October 31st is a day filled with candy, masks, costumes, and all around ghoulishly delightful fun. You get to dress up as your favorite superhero, or maybe a villian from those classic comics and no one bats an eye at it, after all, it IS Halloween. The one night of the year it's okay for all the little children to go door to door asking their neighbors for a sweet treat and hoping to avoid those scary little tricks. People are excited and hearts are racing, waiting to see what's going to jump out from behind the next tree to make them scream in terrific terror.
But really, where in the world did these customs come from? Much like a 3-year-old following his mother around, we have reached the time to ask that one simple question: why??
Halloween, All Hallows' Eve, Samhain, whatever you wish to call it, the meaning is the same. It's the Day of the Dead. A time to honor and remember our loved ones lost. A night when the veil between the living and the dead is the thinnest, and so we light candles to guide our dearly departed through the afterlife, lest they become lost and stuck in this world with us forever.
Sounds a little grim doesn't it? It really isn't meant to be, despite all the negative publicity of ghouls and goblins and ghosts. In times past, the spirits of the dead were meant to be honored and respected, never feared. But ghosts aren't the only reason to celebrate on the Eve of November. It's also the marker of the end of the harvest season, the welcoming of the winter months to come.
So...how do you celebrate the end of the harvest?

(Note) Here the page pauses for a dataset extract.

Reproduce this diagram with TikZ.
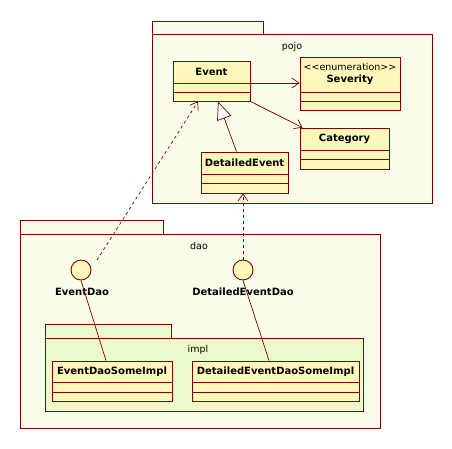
\documentclass[tikz,border=0pt]{standalone}
\usepackage{fontspec}
\setmainfont{DejaVu Sans}
\usetikzlibrary{arrows.meta}

\definecolor{umlline}{RGB}{128,0,0}
\definecolor{umlclass}{RGB}{255,248,186}
\definecolor{umlpkg}{RGB}{248,252,232}
\definecolor{umlimpl}{RGB}{234,250,202}

\begin{document}
\begin{tikzpicture}[x=1pt, y=-1pt, line width=0.9pt, font=\fontsize{9.5}{11}\selectfont]
    \fill[white] (0,0) rectangle (452,448);

    % packages
    \begin{scope}[draw=umlline]
        \filldraw[fill=umlpkg] (152,21) rectangle (263,34);
        \filldraw[fill=umlpkg] (152,34) rectangle (432,203);
        \filldraw[fill=umlpkg] (20,220) rectangle (163,234);
        \filldraw[fill=umlpkg] (20,234) rectangle (380,428);
        \filldraw[fill=umlimpl] (45,324) rectangle (171,338);
        \filldraw[fill=umlimpl] (45,338) rectangle (363,411);
        \node (pojo) at (292,47) {pojo};
        \node (dao) at (199,246) {dao};
        \node (impl) at (198,350) {impl};
    \end{scope}

    % classes
    \begin{scope}[every node/.style={rectangle, draw=umlline, fill=umlclass, inner sep=0pt}]
        \node[minimum width=77pt, minimum height=40pt] (event) at (211.5,81) {};
        \node[minimum width=100pt, minimum height=53pt] (sev) at (350,83.5) {};
        \node[minimum width=89pt, minimum height=41pt] (cat) at (344.5,148.5) {};
        \node[minimum width=87pt, minimum height=41pt] (devent) at (244.5,172.5) {};
        \node[minimum width=120pt, minimum height=40pt] (eimpl) at (112,381) {};
        \node[minimum width=167pt, minimum height=40pt] (dimpl) at (275.5,381) {};
    \end{scope}

    \begin{scope}[draw=umlline]
        \draw (173,83) -- (250,83);
        \draw (173,92) -- (250,92);
        \draw (300,92) -- (400,92);
        \draw (300,101) -- (400,101);
        \draw (300,150) -- (389,150);
        \draw (300,159) -- (389,159);
        \draw (201,174) -- (288,174);
        \draw (201,183) -- (288,183);
        \draw (52,382) -- (172,382);
        \draw (52,392) -- (172,392);
        \draw (192,382) -- (359,382);
        \draw (192,392) -- (359,392);
    \end{scope}

    \begin{scope}[every node/.style={font=\fontsize{10}{12}\selectfont\bfseries}]
        \node at (211.5,72) {Event};
        \node[font=\fontsize{9.5}{11}\selectfont] at (350,67) {<{}<enumeration>{}>};
        \node at (350,80) {Severity};
        \node at (344.5,139) {Category};
        \node at (244.5,163) {DetailedEvent};
        \node at (112,372) {EventDaoSomeImpl};
        \node at (275.5,372) {DetailedEventDaoSomeImpl};
    \end{scope}

    % interfaces
    \begin{scope}[every node/.style={circle, draw=umlline, fill=umlclass, minimum size=20pt, inner sep=0pt}]
        \node (edao) at (81,270) {};
        \node (ddao) at (243,270) {};
    \end{scope}
    \begin{scope}[every node/.style={font=\fontsize{10}{12}\selectfont\bfseries}]
        \node at (82,292) {EventDao};
        \node at (243,292) {DetailedEventDao};
    \end{scope}

    % relations
    \begin{scope}[every edge/.style={draw=umlline, line width=0.7pt}]
        \path [-{Straight Barb[length=7pt,width=10pt]}] ([yshift=-2pt]event.east) edge ([yshift=-2pt]event.east -| sev.west);
        \path [-{Straight Barb[length=7pt,width=10pt]}] (event.south east) edge ([xshift=3pt]cat.north west);
        \path [-{Triangle[open,length=18pt,width=15pt,fill=white]}] ([xshift=-8pt]devent.north) edge ([xshift=6.5pt]event.south);
        \path [dashed, -{Straight Barb[length=7pt,width=10pt]}] ([shift={(16,-10)}]edao.center) edge ([xshift=-13.5pt]event.south);
        \path [dashed, -{Straight Barb[length=7pt,width=10pt]}] (ddao.north) edge (ddao.north |- devent.south);
        \path [-] (edao.south) edge ([xshift=-6pt]eimpl.north);
        \path [-] (ddao.south) edge ([xshift=-6.5pt]dimpl.north);
    \end{scope}
\end{tikzpicture}
\end{document}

Why, with a feast of course! Although, in modern culture, it would seem the feast is primarily of candy corn and chicklets rather than roasted corn and baked chicken. In history, this was the time the last of the crops would be gathered from the fields and brought in to supply food for the winter ahead. All Hallows' Eve is a night to celebrate and thank the gods for the abundant crops and ask that the food last the cold ahead until the spring crops began to bud.
But...what's the point of the masks and costumes? Sure they're loads of fun, but really...what does an 8-year old boy dressed as Bugs Bunny have to do with honoring the dead or harvesting the crops?? Well, that dates back to the Celts, who wore animal skins and masks to scare off the spirits, after all, there's nothing worse than a ghost with a sense of humor. How does one tell a ghost their pranks aren't as funny as they think?
Regarless how you choose to celebrate, enjoy your night of festivities and remember to honor the dead and say a few words to your loved ones no longer with you. So, until we meet again, enjoy your feast, light your candles, and Happy Hauntings!